**What you need to do**
Write out each line from the data below that includes the word "script".

## Start Material for the task

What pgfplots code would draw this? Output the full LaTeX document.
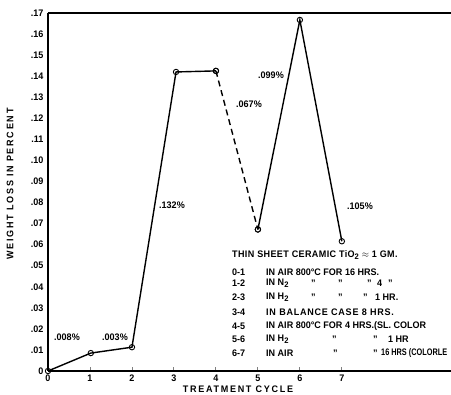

## End Material for the task
## Start Material for the task

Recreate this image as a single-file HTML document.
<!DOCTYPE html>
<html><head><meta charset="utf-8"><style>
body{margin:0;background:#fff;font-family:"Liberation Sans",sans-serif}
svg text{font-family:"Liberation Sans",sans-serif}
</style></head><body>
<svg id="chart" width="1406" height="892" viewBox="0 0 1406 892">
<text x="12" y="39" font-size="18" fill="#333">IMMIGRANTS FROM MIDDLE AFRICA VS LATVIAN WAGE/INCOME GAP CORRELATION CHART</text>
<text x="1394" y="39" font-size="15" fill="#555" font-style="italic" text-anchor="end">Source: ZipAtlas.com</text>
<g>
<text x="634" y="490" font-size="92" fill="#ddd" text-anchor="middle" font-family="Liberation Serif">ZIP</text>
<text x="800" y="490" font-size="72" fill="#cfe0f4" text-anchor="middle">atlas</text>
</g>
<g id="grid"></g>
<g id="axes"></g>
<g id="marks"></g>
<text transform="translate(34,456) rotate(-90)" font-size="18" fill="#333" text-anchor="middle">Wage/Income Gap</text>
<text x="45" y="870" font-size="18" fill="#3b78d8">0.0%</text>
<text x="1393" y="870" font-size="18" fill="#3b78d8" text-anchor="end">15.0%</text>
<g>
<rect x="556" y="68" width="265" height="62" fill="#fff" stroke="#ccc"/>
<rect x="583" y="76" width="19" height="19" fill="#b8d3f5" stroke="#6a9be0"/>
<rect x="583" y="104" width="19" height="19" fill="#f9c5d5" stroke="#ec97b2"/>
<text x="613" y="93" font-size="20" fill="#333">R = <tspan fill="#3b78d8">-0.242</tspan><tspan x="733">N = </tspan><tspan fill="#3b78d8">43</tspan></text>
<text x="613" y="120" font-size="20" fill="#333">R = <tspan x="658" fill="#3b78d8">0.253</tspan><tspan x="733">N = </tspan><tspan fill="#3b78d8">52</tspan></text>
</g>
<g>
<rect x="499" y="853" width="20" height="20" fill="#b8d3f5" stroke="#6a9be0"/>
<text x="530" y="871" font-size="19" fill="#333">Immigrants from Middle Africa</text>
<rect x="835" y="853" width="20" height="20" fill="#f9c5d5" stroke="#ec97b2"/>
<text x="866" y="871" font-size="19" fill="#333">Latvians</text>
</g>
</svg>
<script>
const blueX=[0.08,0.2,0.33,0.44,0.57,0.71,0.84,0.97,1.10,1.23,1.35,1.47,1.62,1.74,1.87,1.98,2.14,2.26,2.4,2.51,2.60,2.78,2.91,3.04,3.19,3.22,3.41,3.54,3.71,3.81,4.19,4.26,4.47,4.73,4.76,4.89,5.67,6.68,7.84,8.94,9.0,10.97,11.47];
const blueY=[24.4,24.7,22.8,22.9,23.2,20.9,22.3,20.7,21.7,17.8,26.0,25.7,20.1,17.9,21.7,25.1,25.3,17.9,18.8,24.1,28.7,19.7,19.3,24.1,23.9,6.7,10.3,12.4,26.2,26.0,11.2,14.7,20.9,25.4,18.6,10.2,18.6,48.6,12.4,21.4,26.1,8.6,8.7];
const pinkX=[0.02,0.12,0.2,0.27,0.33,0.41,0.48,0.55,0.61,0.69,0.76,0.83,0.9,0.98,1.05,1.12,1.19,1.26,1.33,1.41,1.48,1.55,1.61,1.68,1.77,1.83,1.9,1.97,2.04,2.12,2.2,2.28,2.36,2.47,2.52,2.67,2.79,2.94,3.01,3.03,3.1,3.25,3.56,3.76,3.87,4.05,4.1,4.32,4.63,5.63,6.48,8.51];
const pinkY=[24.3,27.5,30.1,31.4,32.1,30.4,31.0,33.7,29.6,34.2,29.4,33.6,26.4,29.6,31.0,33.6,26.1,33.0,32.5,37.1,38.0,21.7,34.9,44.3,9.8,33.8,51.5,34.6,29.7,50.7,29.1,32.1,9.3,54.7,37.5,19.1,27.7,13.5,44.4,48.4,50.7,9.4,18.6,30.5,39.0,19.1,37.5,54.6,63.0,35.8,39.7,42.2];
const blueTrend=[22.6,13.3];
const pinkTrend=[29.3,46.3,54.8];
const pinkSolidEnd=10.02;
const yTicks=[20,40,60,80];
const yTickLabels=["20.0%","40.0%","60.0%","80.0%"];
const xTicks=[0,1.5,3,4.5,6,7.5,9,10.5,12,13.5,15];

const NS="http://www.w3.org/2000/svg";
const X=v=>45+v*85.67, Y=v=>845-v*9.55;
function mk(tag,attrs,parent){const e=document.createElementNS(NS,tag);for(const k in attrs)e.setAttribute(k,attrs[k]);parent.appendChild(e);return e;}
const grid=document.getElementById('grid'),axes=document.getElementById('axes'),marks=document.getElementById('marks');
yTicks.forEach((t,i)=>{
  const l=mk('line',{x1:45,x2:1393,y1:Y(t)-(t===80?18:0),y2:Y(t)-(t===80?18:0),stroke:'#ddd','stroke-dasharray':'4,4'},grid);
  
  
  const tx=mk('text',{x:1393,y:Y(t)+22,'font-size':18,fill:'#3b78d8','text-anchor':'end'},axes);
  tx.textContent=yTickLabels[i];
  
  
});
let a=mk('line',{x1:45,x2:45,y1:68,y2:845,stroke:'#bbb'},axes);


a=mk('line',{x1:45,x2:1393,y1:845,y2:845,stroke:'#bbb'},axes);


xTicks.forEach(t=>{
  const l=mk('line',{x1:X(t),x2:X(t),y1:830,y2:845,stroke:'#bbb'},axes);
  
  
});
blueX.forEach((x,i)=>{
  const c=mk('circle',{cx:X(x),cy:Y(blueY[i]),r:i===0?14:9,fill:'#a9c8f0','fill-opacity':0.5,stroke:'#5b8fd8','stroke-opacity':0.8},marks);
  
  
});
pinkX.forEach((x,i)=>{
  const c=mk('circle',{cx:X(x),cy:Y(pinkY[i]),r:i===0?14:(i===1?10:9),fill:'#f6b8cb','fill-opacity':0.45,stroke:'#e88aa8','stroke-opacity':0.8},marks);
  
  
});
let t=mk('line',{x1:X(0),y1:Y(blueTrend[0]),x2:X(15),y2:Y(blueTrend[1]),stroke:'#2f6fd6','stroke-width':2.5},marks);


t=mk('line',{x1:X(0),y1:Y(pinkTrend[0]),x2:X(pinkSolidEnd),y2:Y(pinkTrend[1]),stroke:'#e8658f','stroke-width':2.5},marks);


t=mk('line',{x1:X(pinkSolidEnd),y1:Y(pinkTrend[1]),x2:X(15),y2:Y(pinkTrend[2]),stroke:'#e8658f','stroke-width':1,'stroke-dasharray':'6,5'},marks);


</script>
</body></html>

## End Material for the task
## Start Material for the task

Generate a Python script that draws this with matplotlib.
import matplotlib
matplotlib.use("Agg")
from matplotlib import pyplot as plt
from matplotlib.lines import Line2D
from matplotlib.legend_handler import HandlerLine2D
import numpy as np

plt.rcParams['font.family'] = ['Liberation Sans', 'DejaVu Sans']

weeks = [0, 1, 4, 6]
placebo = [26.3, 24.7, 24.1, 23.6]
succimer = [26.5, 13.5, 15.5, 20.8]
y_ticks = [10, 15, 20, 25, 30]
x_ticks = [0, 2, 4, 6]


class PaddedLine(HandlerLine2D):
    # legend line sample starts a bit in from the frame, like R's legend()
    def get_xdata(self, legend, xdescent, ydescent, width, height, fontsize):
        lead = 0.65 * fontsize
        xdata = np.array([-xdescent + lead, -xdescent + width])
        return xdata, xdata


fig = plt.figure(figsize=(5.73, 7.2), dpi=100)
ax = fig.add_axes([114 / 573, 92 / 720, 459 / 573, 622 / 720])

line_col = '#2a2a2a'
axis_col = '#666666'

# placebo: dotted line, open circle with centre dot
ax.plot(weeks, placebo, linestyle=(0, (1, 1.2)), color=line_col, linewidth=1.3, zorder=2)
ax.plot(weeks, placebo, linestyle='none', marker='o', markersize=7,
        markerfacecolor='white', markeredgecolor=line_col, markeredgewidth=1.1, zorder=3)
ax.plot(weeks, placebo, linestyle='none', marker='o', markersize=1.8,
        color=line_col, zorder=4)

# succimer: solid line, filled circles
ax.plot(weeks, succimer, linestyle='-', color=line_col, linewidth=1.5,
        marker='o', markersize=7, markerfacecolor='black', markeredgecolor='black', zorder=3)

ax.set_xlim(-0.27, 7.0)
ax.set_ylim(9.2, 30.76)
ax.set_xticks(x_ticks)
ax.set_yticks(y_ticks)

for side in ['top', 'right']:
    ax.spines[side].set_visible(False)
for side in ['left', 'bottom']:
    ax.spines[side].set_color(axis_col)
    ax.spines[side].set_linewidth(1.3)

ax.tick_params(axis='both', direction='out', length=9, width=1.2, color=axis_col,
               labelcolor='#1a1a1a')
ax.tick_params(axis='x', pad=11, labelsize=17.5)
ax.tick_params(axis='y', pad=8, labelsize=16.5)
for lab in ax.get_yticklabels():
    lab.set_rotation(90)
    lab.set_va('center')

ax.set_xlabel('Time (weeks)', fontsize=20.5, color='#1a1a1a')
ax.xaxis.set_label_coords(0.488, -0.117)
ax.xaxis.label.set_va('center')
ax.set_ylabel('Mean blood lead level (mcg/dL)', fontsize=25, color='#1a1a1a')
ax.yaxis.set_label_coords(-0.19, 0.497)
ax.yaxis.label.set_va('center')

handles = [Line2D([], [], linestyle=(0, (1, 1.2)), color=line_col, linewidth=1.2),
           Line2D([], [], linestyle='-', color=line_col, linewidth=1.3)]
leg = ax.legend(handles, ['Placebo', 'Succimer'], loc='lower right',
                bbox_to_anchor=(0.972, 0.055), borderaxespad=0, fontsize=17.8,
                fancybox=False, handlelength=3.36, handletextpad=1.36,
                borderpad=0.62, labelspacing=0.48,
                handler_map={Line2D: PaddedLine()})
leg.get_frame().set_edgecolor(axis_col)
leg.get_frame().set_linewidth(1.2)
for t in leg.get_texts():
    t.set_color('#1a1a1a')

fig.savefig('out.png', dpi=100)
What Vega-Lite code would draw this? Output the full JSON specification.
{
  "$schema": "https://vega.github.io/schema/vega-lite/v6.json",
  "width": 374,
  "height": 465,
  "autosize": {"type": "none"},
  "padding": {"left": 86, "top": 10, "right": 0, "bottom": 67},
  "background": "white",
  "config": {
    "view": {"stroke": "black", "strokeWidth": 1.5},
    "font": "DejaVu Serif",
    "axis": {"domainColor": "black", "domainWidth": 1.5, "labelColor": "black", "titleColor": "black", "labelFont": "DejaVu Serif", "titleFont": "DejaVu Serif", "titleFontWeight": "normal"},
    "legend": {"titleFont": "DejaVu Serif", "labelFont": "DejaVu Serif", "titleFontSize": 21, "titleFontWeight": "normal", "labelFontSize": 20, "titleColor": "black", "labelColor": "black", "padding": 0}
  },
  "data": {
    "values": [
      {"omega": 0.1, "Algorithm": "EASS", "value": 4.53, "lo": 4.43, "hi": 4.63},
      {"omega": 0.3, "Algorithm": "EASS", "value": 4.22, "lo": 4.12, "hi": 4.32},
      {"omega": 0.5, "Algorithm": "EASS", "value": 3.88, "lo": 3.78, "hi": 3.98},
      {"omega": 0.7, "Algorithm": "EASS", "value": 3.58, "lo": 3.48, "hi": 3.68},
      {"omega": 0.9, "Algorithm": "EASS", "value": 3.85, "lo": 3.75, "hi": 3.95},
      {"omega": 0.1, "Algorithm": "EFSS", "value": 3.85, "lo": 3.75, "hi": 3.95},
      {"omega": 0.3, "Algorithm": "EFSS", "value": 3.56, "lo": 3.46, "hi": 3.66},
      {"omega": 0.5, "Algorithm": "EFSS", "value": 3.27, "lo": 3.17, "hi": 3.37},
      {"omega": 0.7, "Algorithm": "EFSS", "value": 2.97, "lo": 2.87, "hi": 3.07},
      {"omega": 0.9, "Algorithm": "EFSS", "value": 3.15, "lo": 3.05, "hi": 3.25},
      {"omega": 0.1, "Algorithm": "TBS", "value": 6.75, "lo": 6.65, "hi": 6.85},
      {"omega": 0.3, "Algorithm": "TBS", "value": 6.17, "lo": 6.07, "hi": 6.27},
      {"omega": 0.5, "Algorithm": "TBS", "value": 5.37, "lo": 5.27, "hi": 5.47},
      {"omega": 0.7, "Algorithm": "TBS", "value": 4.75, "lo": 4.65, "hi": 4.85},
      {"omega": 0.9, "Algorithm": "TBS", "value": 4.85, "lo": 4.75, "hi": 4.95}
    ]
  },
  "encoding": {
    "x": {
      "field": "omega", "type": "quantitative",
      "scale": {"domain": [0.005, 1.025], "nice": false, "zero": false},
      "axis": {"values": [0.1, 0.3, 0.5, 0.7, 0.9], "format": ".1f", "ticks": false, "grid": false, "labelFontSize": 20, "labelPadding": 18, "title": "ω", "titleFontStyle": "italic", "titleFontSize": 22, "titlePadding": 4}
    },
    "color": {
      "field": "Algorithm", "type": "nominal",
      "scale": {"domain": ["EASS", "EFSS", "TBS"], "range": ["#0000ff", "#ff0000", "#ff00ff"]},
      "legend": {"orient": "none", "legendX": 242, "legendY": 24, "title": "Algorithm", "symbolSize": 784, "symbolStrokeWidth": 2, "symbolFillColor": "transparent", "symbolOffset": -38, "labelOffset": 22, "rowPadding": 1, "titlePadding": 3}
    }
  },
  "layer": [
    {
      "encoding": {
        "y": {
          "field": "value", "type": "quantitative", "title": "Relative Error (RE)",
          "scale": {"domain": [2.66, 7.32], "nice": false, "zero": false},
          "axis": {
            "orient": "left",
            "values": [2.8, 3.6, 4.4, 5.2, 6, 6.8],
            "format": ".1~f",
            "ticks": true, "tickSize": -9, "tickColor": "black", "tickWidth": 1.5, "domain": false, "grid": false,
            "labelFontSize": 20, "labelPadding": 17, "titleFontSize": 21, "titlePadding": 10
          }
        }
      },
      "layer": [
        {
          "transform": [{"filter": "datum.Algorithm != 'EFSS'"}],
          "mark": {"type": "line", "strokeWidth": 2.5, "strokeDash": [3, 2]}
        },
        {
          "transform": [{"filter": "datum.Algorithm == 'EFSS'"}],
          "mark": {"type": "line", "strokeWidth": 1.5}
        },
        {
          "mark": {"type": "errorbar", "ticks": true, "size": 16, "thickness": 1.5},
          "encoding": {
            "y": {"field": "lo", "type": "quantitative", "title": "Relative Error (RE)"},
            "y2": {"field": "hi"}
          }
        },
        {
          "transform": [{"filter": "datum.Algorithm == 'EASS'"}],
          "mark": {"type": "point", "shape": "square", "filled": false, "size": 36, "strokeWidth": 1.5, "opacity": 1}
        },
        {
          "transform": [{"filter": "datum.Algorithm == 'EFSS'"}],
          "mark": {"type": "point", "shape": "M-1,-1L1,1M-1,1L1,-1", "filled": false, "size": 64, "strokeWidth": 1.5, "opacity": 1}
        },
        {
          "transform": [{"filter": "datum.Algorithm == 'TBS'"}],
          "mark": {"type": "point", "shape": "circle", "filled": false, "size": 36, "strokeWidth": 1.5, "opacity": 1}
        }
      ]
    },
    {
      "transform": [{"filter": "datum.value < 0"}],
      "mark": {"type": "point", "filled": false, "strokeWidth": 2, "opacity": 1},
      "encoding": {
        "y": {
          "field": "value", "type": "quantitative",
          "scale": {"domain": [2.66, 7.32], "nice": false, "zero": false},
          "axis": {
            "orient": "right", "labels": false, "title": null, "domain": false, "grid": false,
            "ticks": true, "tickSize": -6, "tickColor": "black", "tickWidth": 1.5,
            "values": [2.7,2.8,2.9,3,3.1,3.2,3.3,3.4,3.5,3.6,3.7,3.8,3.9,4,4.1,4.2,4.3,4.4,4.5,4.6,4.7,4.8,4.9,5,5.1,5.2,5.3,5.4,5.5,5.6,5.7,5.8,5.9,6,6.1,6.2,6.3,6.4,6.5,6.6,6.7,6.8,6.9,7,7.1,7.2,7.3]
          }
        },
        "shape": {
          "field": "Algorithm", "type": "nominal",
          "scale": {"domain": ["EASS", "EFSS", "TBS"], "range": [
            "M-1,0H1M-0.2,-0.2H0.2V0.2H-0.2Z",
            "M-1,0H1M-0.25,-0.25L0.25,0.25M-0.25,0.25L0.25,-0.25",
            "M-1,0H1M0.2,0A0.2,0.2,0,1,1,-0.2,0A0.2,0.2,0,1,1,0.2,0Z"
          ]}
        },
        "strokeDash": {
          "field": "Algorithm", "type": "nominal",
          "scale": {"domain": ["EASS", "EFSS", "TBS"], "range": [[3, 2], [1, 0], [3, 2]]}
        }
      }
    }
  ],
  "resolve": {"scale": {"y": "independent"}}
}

## End Material for the task

**Task result**
<script>
</script>
Generate a Python script that draws this with matplotlib.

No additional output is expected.